* **What to work on**:
Set down the lines that begin at the top of the records and end with the line containing "(0,0) rectangle (1011,456);", and drop every picture.

[Entries with chart source code]
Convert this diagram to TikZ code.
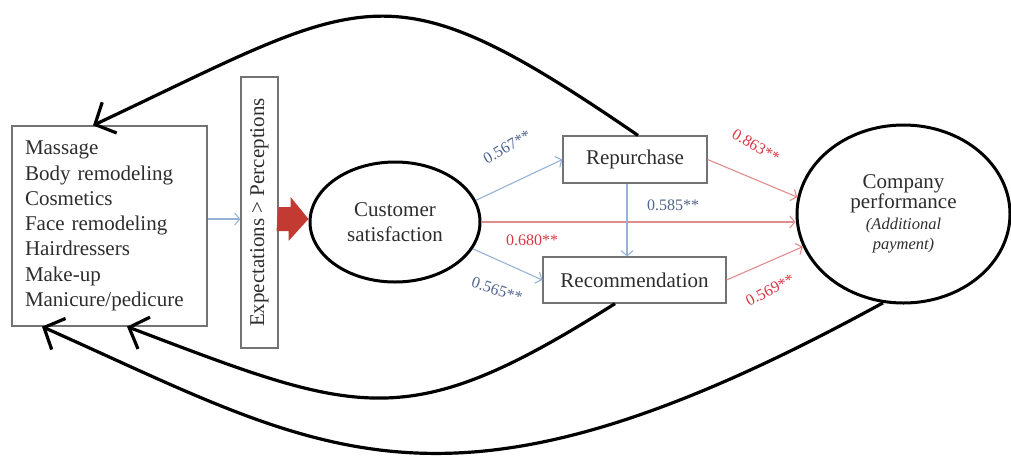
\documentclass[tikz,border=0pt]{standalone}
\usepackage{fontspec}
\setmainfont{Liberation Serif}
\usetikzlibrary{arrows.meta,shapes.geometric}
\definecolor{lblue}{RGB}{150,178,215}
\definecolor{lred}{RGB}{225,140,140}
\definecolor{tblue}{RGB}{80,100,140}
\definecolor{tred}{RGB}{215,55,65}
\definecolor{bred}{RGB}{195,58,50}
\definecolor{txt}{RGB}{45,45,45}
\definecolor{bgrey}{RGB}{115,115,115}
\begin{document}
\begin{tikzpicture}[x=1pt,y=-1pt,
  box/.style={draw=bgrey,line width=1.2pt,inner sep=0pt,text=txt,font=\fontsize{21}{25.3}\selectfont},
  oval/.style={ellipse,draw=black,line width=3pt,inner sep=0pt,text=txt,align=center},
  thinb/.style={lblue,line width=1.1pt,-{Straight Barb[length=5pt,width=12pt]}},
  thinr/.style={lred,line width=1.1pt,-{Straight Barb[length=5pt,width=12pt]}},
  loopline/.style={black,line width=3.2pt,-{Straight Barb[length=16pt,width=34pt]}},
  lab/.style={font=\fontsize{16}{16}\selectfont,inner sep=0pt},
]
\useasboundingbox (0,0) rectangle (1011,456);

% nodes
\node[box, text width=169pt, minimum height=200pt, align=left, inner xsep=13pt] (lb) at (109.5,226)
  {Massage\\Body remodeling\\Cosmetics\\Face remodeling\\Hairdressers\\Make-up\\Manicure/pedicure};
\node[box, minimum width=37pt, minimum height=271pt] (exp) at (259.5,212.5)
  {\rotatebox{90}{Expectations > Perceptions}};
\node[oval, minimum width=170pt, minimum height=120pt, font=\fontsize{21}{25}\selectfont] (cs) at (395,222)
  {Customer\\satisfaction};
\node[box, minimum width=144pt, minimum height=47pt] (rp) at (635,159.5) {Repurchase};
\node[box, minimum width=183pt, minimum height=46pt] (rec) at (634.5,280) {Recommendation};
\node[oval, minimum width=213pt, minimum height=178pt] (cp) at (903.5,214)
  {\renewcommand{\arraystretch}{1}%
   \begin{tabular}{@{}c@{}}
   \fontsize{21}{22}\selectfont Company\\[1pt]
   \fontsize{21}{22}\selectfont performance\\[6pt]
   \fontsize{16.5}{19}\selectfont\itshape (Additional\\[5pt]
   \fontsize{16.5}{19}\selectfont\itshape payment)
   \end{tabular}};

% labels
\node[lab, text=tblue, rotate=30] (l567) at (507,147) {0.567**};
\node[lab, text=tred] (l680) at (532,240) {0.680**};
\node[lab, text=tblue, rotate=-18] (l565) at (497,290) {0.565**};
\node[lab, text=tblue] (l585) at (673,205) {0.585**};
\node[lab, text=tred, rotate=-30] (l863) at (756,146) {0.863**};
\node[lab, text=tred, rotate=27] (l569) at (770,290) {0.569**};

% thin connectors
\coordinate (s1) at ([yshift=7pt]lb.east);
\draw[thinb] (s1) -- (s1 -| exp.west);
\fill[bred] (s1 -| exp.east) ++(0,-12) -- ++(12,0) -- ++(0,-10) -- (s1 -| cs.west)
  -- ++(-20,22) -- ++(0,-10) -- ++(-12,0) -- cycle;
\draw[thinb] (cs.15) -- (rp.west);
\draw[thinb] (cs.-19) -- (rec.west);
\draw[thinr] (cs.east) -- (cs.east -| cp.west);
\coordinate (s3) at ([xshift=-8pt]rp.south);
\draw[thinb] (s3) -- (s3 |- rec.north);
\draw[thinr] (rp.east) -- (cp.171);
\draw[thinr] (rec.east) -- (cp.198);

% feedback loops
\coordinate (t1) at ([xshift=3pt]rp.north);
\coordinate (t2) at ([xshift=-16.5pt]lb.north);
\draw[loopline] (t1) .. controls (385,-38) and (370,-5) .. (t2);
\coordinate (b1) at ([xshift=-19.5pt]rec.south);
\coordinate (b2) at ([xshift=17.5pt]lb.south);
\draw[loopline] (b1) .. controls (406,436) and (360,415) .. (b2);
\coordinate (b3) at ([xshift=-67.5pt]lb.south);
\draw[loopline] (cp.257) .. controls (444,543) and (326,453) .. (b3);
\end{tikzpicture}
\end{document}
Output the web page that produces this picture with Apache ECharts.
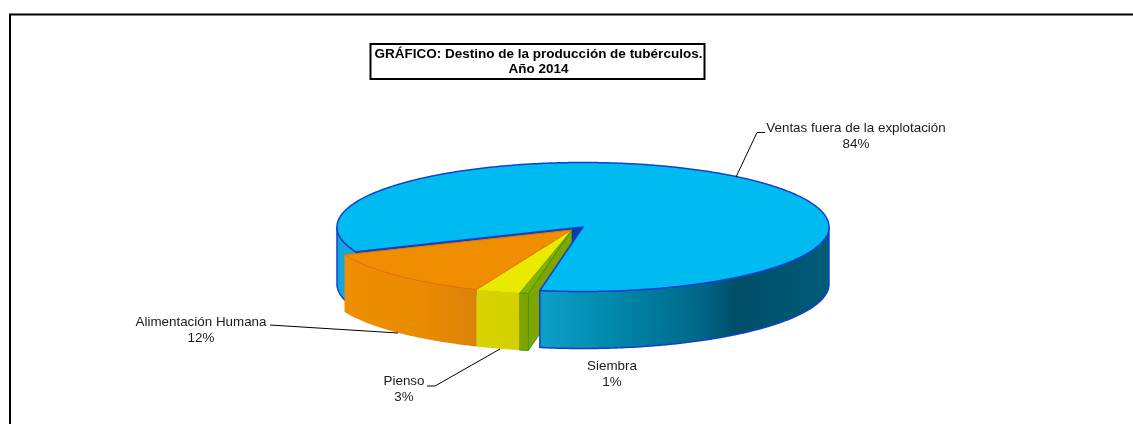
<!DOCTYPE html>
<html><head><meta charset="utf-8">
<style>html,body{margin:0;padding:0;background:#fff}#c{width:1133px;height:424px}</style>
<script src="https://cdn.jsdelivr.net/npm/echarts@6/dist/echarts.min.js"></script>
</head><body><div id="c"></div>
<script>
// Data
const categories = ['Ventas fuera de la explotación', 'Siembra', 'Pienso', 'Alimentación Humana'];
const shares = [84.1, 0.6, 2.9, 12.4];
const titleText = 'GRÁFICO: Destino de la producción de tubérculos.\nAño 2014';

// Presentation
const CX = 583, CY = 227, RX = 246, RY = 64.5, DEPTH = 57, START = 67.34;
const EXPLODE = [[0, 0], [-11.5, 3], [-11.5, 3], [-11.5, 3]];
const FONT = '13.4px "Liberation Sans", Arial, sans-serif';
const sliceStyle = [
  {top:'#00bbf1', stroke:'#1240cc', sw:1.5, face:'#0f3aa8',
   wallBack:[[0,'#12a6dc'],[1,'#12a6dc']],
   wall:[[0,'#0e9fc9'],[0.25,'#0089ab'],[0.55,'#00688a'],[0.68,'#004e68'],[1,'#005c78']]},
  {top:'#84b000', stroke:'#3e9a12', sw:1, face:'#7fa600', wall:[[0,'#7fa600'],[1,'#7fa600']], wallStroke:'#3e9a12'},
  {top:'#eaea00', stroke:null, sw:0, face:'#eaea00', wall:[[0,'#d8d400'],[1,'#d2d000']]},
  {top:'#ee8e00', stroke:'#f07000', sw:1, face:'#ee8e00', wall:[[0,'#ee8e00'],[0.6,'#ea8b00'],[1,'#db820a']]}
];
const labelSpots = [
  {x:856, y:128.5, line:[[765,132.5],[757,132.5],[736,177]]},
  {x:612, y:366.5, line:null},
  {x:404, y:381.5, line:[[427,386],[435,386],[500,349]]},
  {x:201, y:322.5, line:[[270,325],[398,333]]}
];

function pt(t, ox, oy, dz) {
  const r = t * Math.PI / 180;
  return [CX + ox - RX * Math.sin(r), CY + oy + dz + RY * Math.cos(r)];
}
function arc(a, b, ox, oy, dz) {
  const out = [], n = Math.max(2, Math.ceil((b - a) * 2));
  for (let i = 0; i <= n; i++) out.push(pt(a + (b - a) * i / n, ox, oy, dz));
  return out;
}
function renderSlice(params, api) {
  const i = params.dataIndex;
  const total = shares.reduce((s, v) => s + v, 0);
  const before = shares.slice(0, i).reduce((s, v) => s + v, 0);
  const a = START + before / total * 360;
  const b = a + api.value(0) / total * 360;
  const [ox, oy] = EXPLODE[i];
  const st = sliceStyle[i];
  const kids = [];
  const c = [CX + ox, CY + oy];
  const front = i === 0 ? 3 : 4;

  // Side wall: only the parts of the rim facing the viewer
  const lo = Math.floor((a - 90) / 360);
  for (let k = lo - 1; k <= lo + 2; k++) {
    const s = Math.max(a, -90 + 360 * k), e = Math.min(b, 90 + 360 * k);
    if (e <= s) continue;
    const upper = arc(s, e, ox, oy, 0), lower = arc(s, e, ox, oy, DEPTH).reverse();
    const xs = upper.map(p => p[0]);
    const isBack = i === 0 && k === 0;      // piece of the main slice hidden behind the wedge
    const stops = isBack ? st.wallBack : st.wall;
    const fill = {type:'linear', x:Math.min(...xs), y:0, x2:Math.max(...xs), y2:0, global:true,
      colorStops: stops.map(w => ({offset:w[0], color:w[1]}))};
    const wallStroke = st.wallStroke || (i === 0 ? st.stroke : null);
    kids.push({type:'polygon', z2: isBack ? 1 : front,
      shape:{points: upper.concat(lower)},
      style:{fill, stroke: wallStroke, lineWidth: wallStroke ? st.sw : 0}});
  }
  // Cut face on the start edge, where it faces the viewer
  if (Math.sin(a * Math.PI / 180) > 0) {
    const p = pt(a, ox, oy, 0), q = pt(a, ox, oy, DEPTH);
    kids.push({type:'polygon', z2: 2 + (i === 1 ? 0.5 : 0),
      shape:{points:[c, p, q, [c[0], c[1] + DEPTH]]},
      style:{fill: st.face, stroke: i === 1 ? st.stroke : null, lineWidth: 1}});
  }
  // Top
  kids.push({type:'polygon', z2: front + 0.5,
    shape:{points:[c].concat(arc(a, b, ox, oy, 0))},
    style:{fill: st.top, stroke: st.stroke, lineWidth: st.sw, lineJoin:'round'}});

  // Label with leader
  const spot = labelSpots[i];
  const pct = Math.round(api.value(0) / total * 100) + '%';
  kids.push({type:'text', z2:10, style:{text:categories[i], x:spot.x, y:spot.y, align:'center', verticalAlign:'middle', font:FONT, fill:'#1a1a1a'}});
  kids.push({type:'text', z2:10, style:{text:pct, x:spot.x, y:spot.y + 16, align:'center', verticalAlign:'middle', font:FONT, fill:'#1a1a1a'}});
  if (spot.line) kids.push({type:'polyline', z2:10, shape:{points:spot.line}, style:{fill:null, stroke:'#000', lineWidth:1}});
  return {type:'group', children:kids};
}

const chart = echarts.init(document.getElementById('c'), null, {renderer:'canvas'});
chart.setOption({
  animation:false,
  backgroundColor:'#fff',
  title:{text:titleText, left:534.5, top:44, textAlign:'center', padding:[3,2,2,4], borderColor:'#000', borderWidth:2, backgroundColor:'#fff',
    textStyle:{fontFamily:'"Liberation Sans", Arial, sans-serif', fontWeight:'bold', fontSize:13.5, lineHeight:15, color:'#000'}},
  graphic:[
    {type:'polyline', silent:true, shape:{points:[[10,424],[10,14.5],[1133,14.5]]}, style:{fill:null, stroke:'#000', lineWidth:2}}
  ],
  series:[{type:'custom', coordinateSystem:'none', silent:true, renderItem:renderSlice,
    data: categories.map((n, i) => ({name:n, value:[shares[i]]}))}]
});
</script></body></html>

* **Answer to the exercise**:
Convert this diagram to TikZ code.
\documentclass[tikz,border=0pt]{standalone}
\usepackage{fontspec}
\setmainfont{Liberation Serif}
\usetikzlibrary{arrows.meta,shapes.geometric}
\definecolor{lblue}{RGB}{150,178,215}
\definecolor{lred}{RGB}{225,140,140}
\definecolor{tblue}{RGB}{80,100,140}
\definecolor{tred}{RGB}{215,55,65}
\definecolor{bred}{RGB}{195,58,50}
\definecolor{txt}{RGB}{45,45,45}
\definecolor{bgrey}{RGB}{115,115,115}
\begin{document}
\begin{tikzpicture}[x=1pt,y=-1pt,
  box/.style={draw=bgrey,line width=1.2pt,inner sep=0pt,text=txt,font=\fontsize{21}{25.3}\selectfont},
  oval/.style={ellipse,draw=black,line width=3pt,inner sep=0pt,text=txt,align=center},
  thinb/.style={lblue,line width=1.1pt,-{Straight Barb[length=5pt,width=12pt]}},
  thinr/.style={lred,line width=1.1pt,-{Straight Barb[length=5pt,width=12pt]}},
  loopline/.style={black,line width=3.2pt,-{Straight Barb[length=16pt,width=34pt]}},
  lab/.style={font=\fontsize{16}{16}\selectfont,inner sep=0pt},
]
\useasboundingbox (0,0) rectangle (1011,456);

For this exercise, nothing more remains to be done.